CHRONIQUE. Alcool, prévention : les lobbys plus forts que notre santé
"Ne laissez pas l’alcool vous mettre KO" : voilà les mots que nous aurions dû voir s’afficher sur nos écrans à l’occasion de la Coupe du monde de rugby. Une campagne claire sur les dangers de l’alcool. Elle ne verra jamais le jour, pas plus qu’une autre série d’affiches, au message similaire, qui auraient dû être diffusées dès cet été. Ces deux opérations avaient pourtant été spécifiquement commandées par le ministère de la Santé, avant d’être subitement retoquées par celui qui était alors ministre de la Santé, François Braun.
Son successeur, Aurélien Rousseau, est apparemment sur la même ligne : il vient à son tour d’annuler la diffusion d’une campagne de prévention, destinée à toute la population.
L’argument donné officiellement par le ministère de la Santé, c’est qu’ils auraient décidé de cibler plus spécifiquement leurs actions de prévention sur les publics à risque, et notamment de "prioriser la cible jeunes". Soit. On peut l’entendre. On peut aussi en douter. Les journalistes de Radio France ont révélé l’existence d’une lettre, adressée en janvier 2023 par les acteurs de la filière viticole à Emmanuel Macron. Ils y protestent vigoureusement contre une précédente campagne de prévention, jugée "diabolisante". C’est bien la preuve qu’il existe des pressions du lobby alcoolier, exercées au plus haut niveau de l’Etat.
Les arguments des lobbys repris par le gouvernement
C’est le moment d’apporter ma propre pierre à l’édifice. J’aimerais citer le rapport publié en mai 2021 par l’Inserm, l’Institut national de la santé et de la recherche médicale, concernant les dommages liés à la consommation d’alcool. Un document rédigé par un collège d’experts, fondé sur l’état de la littérature scientifique et, surtout, établi à la demande même du ministère de la Santé. Ce rapport officiel prend notamment le temps d’analyser les arguments utilisés par le lobby des alcooliers : "Les acteurs de la filière [ont tendance à] dédramatiser les méfaits du produit en mentionnant qu’ils touchent une minorité de la population et que la consommation modérée de ce produit apporte des bénéfices sur la santé.
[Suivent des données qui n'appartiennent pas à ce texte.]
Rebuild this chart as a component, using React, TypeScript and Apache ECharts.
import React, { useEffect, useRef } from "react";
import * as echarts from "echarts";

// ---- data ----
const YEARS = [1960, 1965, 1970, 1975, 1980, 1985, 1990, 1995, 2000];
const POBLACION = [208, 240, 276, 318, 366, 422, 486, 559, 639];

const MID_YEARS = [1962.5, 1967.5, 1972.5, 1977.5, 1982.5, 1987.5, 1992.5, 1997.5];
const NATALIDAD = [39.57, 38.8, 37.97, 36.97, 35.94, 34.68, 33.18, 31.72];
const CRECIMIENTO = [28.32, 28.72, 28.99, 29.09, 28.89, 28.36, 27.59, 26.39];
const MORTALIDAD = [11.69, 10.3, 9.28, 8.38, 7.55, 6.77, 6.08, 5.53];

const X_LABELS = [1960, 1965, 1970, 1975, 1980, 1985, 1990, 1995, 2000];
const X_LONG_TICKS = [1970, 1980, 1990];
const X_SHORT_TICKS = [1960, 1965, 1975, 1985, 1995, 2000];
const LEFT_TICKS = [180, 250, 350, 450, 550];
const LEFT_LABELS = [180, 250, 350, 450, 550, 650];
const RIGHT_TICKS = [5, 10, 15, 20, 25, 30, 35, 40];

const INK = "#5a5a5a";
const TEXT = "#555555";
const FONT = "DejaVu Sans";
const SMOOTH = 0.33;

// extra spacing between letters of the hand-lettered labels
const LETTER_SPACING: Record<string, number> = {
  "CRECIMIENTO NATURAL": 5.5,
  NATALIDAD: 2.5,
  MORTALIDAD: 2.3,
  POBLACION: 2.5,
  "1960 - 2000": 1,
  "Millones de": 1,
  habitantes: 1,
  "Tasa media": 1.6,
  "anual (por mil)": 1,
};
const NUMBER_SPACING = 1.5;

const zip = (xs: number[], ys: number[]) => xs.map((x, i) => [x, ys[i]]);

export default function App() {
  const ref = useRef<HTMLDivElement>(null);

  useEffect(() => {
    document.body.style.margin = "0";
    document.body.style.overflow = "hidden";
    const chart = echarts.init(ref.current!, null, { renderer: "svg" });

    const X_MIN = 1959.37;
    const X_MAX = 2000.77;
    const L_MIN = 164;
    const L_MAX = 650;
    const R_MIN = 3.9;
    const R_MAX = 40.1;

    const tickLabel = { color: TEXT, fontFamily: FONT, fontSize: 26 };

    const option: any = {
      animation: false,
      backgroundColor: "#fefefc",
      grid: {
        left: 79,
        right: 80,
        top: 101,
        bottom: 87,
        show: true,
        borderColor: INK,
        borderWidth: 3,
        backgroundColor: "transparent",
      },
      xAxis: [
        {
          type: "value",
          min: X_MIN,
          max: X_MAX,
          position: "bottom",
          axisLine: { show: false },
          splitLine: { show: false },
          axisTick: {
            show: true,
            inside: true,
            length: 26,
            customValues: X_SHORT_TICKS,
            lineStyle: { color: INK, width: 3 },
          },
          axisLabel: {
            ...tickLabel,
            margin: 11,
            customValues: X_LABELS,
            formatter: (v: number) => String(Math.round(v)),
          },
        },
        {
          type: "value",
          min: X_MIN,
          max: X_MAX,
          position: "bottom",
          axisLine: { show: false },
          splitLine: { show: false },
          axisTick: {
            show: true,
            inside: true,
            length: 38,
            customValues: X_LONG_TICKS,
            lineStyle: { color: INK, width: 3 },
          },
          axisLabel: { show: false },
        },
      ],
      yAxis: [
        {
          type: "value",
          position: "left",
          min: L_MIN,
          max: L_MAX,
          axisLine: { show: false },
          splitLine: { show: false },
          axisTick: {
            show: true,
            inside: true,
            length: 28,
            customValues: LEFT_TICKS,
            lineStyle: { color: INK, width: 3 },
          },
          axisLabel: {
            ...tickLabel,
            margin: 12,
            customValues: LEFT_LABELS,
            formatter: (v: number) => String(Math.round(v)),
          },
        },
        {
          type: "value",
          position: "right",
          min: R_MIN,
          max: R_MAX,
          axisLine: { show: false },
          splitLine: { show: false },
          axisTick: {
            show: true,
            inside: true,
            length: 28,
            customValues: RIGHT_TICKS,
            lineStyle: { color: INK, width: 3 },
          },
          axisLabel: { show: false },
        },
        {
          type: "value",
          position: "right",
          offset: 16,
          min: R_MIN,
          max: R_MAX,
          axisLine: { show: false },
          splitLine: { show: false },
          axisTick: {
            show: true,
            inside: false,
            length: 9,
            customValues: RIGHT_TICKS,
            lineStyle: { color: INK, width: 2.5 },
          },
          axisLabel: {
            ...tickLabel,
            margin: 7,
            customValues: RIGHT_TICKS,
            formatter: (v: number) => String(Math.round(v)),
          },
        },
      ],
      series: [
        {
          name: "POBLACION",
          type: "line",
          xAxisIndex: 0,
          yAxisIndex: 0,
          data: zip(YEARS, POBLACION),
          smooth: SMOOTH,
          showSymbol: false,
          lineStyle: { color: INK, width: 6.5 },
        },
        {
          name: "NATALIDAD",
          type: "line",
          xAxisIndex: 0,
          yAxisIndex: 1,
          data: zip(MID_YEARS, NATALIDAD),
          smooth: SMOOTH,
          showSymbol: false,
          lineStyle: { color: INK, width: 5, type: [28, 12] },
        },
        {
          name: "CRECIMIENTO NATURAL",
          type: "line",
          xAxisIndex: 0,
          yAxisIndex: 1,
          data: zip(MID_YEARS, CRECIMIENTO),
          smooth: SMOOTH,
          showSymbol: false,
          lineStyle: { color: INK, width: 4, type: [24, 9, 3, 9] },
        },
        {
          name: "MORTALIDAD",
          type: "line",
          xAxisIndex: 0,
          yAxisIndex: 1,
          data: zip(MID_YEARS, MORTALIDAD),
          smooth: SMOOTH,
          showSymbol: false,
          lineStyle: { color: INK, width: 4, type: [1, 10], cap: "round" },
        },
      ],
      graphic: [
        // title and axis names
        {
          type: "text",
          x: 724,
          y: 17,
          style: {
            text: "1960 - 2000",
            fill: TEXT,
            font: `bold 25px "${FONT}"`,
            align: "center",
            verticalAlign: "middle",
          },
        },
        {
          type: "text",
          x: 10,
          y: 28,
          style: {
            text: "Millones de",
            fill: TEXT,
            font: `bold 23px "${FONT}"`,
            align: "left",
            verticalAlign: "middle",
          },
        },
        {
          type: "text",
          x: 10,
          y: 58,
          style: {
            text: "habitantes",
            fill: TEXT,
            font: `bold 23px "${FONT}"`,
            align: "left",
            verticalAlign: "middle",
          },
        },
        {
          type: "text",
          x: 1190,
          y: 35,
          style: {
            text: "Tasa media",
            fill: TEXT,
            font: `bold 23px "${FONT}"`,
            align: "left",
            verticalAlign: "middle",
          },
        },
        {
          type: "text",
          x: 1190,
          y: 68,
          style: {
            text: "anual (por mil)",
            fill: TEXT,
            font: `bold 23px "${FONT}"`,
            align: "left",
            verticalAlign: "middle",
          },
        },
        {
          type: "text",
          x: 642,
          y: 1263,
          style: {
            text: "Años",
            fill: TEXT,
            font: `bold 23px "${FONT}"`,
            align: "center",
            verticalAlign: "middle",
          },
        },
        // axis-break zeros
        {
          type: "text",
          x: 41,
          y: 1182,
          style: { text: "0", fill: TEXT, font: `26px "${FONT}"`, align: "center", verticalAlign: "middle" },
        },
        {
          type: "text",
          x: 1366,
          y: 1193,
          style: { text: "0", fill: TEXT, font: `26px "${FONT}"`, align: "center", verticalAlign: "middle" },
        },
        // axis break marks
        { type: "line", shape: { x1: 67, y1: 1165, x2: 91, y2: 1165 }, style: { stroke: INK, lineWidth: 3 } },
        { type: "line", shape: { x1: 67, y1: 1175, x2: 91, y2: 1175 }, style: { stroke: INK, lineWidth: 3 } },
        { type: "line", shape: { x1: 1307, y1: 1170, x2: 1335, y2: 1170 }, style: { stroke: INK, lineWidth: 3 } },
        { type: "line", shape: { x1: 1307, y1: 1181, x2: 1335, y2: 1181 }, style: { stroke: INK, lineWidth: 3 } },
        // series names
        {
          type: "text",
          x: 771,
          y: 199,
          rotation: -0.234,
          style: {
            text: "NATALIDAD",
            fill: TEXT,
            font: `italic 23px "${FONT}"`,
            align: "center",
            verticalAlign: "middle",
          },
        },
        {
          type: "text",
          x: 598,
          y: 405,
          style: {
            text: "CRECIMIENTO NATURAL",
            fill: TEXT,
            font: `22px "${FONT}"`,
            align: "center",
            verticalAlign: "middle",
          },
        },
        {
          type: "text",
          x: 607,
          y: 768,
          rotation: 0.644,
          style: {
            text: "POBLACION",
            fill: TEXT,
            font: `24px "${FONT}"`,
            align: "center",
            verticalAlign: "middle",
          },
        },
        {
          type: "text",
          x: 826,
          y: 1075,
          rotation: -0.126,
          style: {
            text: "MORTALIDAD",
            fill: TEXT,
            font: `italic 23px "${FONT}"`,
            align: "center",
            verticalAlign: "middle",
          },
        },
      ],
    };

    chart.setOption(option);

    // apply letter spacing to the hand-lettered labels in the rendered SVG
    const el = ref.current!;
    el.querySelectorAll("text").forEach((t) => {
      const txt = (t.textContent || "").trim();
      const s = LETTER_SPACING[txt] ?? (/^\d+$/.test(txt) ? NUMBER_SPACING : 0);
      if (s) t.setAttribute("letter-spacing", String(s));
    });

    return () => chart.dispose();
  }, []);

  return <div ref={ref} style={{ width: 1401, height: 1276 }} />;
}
En conséquence, les mesures proposées par ces acteurs du lobbying reposent sur des interventions ciblées sur les publics à risque, notamment les jeunes, alors qu’ils se montrent hostiles aux mesures qui touchent l’ensemble de la population."
Ce sont, mot pour mot, les éléments de langage utilisés par le gouvernement pour répondre aux journalistes de Radio France !
Le rapport est pourtant très clair : les études récentes ont démontré que toute consommation d’alcool est néfaste pour la santé, fut-ce un seul verre par jour. Les chercheurs de l’Inserm recommandent donc, entre autres, de "rendre plus claire la communication vis-à-vis du grand public sur les risques liés à la consommation d’alcool". C’est exactement ce que devaient faire les campagnes de communication qui ont été retoquées.
Ce n’est pas la première fois que l’on observe ce type d’influence. Fin 2019, Santé publique France s’était engagée dans l’organisation d’un "Dry January", un mois de janvier sans alcool, dont la recherche a, là aussi, démontré l’efficacité. Et, là aussi, ce projet a été débranché au dernier moment à la suite d’une décision gouvernementale.
Les gouvernements d’Emmanuel Macron rétifs à déployer de véritables campagnes de prévention
Pour l'expliquer, il y a déjà d’évidents enjeux économiques : la filière viti-vinicole revendique, en France, près de 500 000 emplois directs et indirects. Par ailleurs, il est difficile de ne pas y voir, aussi, une question de communication. Emmanuel Macron a communiqué à de nombreuses reprises sur son amour pour le vin. Une manière de renvoyer l’image d’un homme enraciné dans les terres et les traditions françaises, lui à qui on a beaucoup reproché d’être le président des centre-villes.
Le seul problème, c’est qu’en parallèle, l’alcool serait responsable chaque année, dans notre pays, de 49 000 décès. Son coup social est estimé à 118 milliards d’euros par an, 6% du PIB, pour des recettes fiscales de seulement quatre milliards d’euros – 30 fois moins ! Nous avons de toute évidence besoin d’une véritable politique de prévention des risques liés à l’alcool. Il semble hélas que, pour lors, les lobbys aient été plus forts que notre santé.